== Source material ==
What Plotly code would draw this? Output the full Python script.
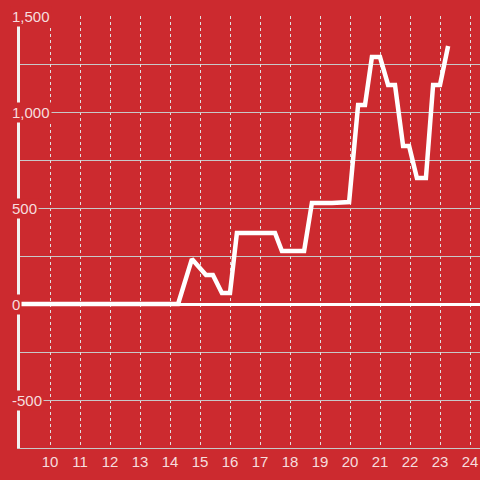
import plotly.graph_objects as go

BG = "#CC2A2F"
LABEL = "rgba(255,255,255,0.85)"
GRID = "#C8C8C8"

# hours of day vs. value
hours = [9.0, 14.27, 14.73, 15.2, 15.43, 15.73, 16.0, 16.23, 17.5, 17.73,
         18.47, 18.73, 19.4, 19.67, 19.97, 20.27, 20.5, 20.73, 21.0, 21.27,
         21.5, 21.77, 21.97, 22.23, 22.53, 22.77, 23.0, 23.27]
values = [0, 0, 234, 151, 151, 57, 57, 370, 370, 276,
          276, 526, 526, 531, 531, 1036, 1036, 1286, 1286, 1141,
          1141, 823, 823, 656, 656, 1141, 1141, 1344]

x_ticks = list(range(10, 25))
y_ticks = [-500, 0, 500, 1000, 1500]
y_labels = ["-500", "0", "500", "1,000", "1,500"]

fig = go.Figure()
fig.add_trace(go.Scatter(
    x=hours, y=values, mode="lines",
    line=dict(color="white", width=4.5),
    hoverinfo="skip",
))

fig.update_layout(
    width=480, height=480,
    margin=dict(l=20, r=0, t=16, b=32),
    paper_bgcolor=BG, plot_bgcolor=BG,
    showlegend=False,
    font=dict(family="Liberation Sans, Arial, sans-serif", size=14, color=LABEL),
)
fig.update_xaxes(
    range=[9, 9 + 460 / 30], automargin=False,
    tickvals=x_ticks, ticks="", ticklen=0,
    showgrid=True, gridcolor="#E0E0E0", griddash="dot", gridwidth=1,
    showline=True, linecolor=GRID, linewidth=1,
    zeroline=False,
    tickfont=dict(size=15, color=LABEL),
)
fig.update_yaxes(
    range=[-750, 1500], automargin=False,
    tickvals=y_ticks, showticklabels=False, ticks="",
    showgrid=True, gridcolor=GRID, gridwidth=1,
    minor=dict(dtick=250, showgrid=True, gridcolor=GRID, gridwidth=1),
    showline=True, linecolor="#F2F2F2", linewidth=3,
    zeroline=True, zerolinecolor="white", zerolinewidth=3,
)

for v, t in zip(y_ticks, y_labels):
    fig.add_annotation(
        x=-10 / 460, xref="paper", xanchor="left",
        y=v, yref="y", yanchor="middle",
        text=t, showarrow=False,
        font=dict(size=15, color=LABEL),
        bgcolor=BG, borderpad=1,
    )

# drop the default body margin so the 480px figure fills the window
fig.write_html(
    "out.html",
    config={"displayModeBar": False},
    post_script="document.body.style.margin='0';",
)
===
Given instruction:
Retype the whole listing, keeping every line identical and omitting all pictures.

The reply:
What Plotly code would draw this? Output the full Python script.
import plotly.graph_objects as go

BG = "#CC2A2F"
LABEL = "rgba(255,255,255,0.85)"
GRID = "#C8C8C8"

# hours of day vs. value
hours = [9.0, 14.27, 14.73, 15.2, 15.43, 15.73, 16.0, 16.23, 17.5, 17.73,
         18.47, 18.73, 19.4, 19.67, 19.97, 20.27, 20.5, 20.73, 21.0, 21.27,
         21.5, 21.77, 21.97, 22.23, 22.53, 22.77, 23.0, 23.27]
values = [0, 0, 234, 151, 151, 57, 57, 370, 370, 276,
          276, 526, 526, 531, 531, 1036, 1036, 1286, 1286, 1141,
          1141, 823, 823, 656, 656, 1141, 1141, 1344]

x_ticks = list(range(10, 25))
y_ticks = [-500, 0, 500, 1000, 1500]
y_labels = ["-500", "0", "500", "1,000", "1,500"]

fig = go.Figure()
fig.add_trace(go.Scatter(
    x=hours, y=values, mode="lines",
    line=dict(color="white", width=4.5),
    hoverinfo="skip",
))

fig.update_layout(
    width=480, height=480,
    margin=dict(l=20, r=0, t=16, b=32),
    paper_bgcolor=BG, plot_bgcolor=BG,
    showlegend=False,
    font=dict(family="Liberation Sans, Arial, sans-serif", size=14, color=LABEL),
)
fig.update_xaxes(
    range=[9, 9 + 460 / 30], automargin=False,
    tickvals=x_ticks, ticks="", ticklen=0,
    showgrid=True, gridcolor="#E0E0E0", griddash="dot", gridwidth=1,
    showline=True, linecolor=GRID, linewidth=1,
    zeroline=False,
    tickfont=dict(size=15, color=LABEL),
)
fig.update_yaxes(
    range=[-750, 1500], automargin=False,
    tickvals=y_ticks, showticklabels=False, ticks="",
    showgrid=True, gridcolor=GRID, gridwidth=1,
    minor=dict(dtick=250, showgrid=True, gridcolor=GRID, gridwidth=1),
    showline=True, linecolor="#F2F2F2", linewidth=3,
    zeroline=True, zerolinecolor="white", zerolinewidth=3,
)

for v, t in zip(y_ticks, y_labels):
    fig.add_annotation(
        x=-10 / 460, xref="paper", xanchor="left",
        y=v, yref="y", yanchor="middle",
        text=t, showarrow=False,
        font=dict(size=15, color=LABEL),
        bgcolor=BG, borderpad=1,
    )

# drop the default body margin so the 480px figure fills the window
fig.write_html(
    "out.html",
    config={"displayModeBar": False},
    post_script="document.body.style.margin='0';",
)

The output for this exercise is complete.